TO BE DONE:
Your task is to give the data again, exactly, with every line intact.

════════════════════

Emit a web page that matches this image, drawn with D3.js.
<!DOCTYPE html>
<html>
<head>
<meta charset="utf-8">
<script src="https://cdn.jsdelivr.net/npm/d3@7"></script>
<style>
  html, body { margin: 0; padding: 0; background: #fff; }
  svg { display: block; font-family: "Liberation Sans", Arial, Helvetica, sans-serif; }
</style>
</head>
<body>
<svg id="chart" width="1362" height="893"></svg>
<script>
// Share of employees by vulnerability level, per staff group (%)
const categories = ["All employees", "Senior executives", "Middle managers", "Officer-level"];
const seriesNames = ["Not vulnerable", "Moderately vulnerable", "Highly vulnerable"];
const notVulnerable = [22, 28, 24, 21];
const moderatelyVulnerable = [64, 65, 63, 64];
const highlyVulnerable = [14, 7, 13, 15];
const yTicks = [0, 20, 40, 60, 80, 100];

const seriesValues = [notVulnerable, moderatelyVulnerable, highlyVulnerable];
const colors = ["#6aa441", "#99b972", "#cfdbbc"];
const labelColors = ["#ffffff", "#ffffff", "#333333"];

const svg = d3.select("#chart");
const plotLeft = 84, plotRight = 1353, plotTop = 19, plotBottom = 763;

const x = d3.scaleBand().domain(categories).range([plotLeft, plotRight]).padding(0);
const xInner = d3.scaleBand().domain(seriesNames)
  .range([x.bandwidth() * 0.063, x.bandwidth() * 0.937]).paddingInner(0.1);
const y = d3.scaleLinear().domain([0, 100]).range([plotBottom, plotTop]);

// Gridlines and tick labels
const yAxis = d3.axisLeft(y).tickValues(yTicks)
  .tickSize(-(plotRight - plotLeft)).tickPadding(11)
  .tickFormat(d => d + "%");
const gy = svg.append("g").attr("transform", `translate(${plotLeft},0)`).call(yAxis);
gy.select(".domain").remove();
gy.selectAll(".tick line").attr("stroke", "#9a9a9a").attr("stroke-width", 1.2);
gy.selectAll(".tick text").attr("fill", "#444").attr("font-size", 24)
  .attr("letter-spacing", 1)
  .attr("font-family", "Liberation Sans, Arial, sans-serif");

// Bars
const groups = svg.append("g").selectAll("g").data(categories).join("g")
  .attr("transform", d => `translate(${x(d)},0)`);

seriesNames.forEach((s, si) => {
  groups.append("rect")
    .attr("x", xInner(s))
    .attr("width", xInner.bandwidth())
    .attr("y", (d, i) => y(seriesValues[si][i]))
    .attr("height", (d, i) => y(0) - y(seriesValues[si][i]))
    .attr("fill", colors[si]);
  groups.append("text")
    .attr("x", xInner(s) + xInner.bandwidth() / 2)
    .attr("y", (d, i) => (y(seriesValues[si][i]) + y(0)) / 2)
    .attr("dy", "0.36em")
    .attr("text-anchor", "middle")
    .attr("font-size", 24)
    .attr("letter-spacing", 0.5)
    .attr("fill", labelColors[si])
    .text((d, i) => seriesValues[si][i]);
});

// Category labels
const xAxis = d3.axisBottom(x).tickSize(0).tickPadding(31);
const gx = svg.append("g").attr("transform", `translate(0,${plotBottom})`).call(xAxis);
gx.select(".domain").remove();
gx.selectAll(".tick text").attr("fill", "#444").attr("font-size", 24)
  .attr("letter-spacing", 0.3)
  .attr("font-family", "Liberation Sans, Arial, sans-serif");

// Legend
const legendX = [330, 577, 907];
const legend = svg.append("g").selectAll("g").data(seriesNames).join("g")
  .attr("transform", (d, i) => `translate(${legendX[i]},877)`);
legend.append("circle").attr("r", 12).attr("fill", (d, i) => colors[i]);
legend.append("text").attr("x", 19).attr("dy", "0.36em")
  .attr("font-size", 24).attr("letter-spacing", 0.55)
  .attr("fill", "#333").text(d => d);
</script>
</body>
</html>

════════════════════

FINAL RESULT:
Emit a web page that matches this image, drawn with D3.js.
<!DOCTYPE html>
<html>
<head>
<meta charset="utf-8">
<script src="https://cdn.jsdelivr.net/npm/d3@7"></script>
<style>
  html, body { margin: 0; padding: 0; background: #fff; }
  svg { display: block; font-family: "Liberation Sans", Arial, Helvetica, sans-serif; }
</style>
</head>
<body>
<svg id="chart" width="1362" height="893"></svg>
<script>
// Share of employees by vulnerability level, per staff group (%)
const categories = ["All employees", "Senior executives", "Middle managers", "Officer-level"];
const seriesNames = ["Not vulnerable", "Moderately vulnerable", "Highly vulnerable"];
const notVulnerable = [22, 28, 24, 21];
const moderatelyVulnerable = [64, 65, 63, 64];
const highlyVulnerable = [14, 7, 13, 15];
const yTicks = [0, 20, 40, 60, 80, 100];

const seriesValues = [notVulnerable, moderatelyVulnerable, highlyVulnerable];
const colors = ["#6aa441", "#99b972", "#cfdbbc"];
const labelColors = ["#ffffff", "#ffffff", "#333333"];

const svg = d3.select("#chart");
const plotLeft = 84, plotRight = 1353, plotTop = 19, plotBottom = 763;

const x = d3.scaleBand().domain(categories).range([plotLeft, plotRight]).padding(0);
const xInner = d3.scaleBand().domain(seriesNames)
  .range([x.bandwidth() * 0.063, x.bandwidth() * 0.937]).paddingInner(0.1);
const y = d3.scaleLinear().domain([0, 100]).range([plotBottom, plotTop]);

// Gridlines and tick labels
const yAxis = d3.axisLeft(y).tickValues(yTicks)
  .tickSize(-(plotRight - plotLeft)).tickPadding(11)
  .tickFormat(d => d + "%");
const gy = svg.append("g").attr("transform", `translate(${plotLeft},0)`).call(yAxis);
gy.select(".domain").remove();
gy.selectAll(".tick line").attr("stroke", "#9a9a9a").attr("stroke-width", 1.2);
gy.selectAll(".tick text").attr("fill", "#444").attr("font-size", 24)
  .attr("letter-spacing", 1)
  .attr("font-family", "Liberation Sans, Arial, sans-serif");

// Bars
const groups = svg.append("g").selectAll("g").data(categories).join("g")
  .attr("transform", d => `translate(${x(d)},0)`);

seriesNames.forEach((s, si) => {
  groups.append("rect")
    .attr("x", xInner(s))
    .attr("width", xInner.bandwidth())
    .attr("y", (d, i) => y(seriesValues[si][i]))
    .attr("height", (d, i) => y(0) - y(seriesValues[si][i]))
    .attr("fill", colors[si]);
  groups.append("text")
    .attr("x", xInner(s) + xInner.bandwidth() / 2)
    .attr("y", (d, i) => (y(seriesValues[si][i]) + y(0)) / 2)
    .attr("dy", "0.36em")
    .attr("text-anchor", "middle")
    .attr("font-size", 24)
    .attr("letter-spacing", 0.5)
    .attr("fill", labelColors[si])
    .text((d, i) => seriesValues[si][i]);
});

// Category labels
const xAxis = d3.axisBottom(x).tickSize(0).tickPadding(31);
const gx = svg.append("g").attr("transform", `translate(0,${plotBottom})`).call(xAxis);
gx.select(".domain").remove();
gx.selectAll(".tick text").attr("fill", "#444").attr("font-size", 24)
  .attr("letter-spacing", 0.3)
  .attr("font-family", "Liberation Sans, Arial, sans-serif");

// Legend
const legendX = [330, 577, 907];
const legend = svg.append("g").selectAll("g").data(seriesNames).join("g")
  .attr("transform", (d, i) => `translate(${legendX[i]},877)`);
legend.append("circle").attr("r", 12).attr("fill", (d, i) => colors[i]);
legend.append("text").attr("x", 19).attr("dy", "0.36em")
  .attr("font-size", 24).attr("letter-spacing", 0.55)
  .attr("fill", "#333").text(d => d);
</script>
</body>
</html>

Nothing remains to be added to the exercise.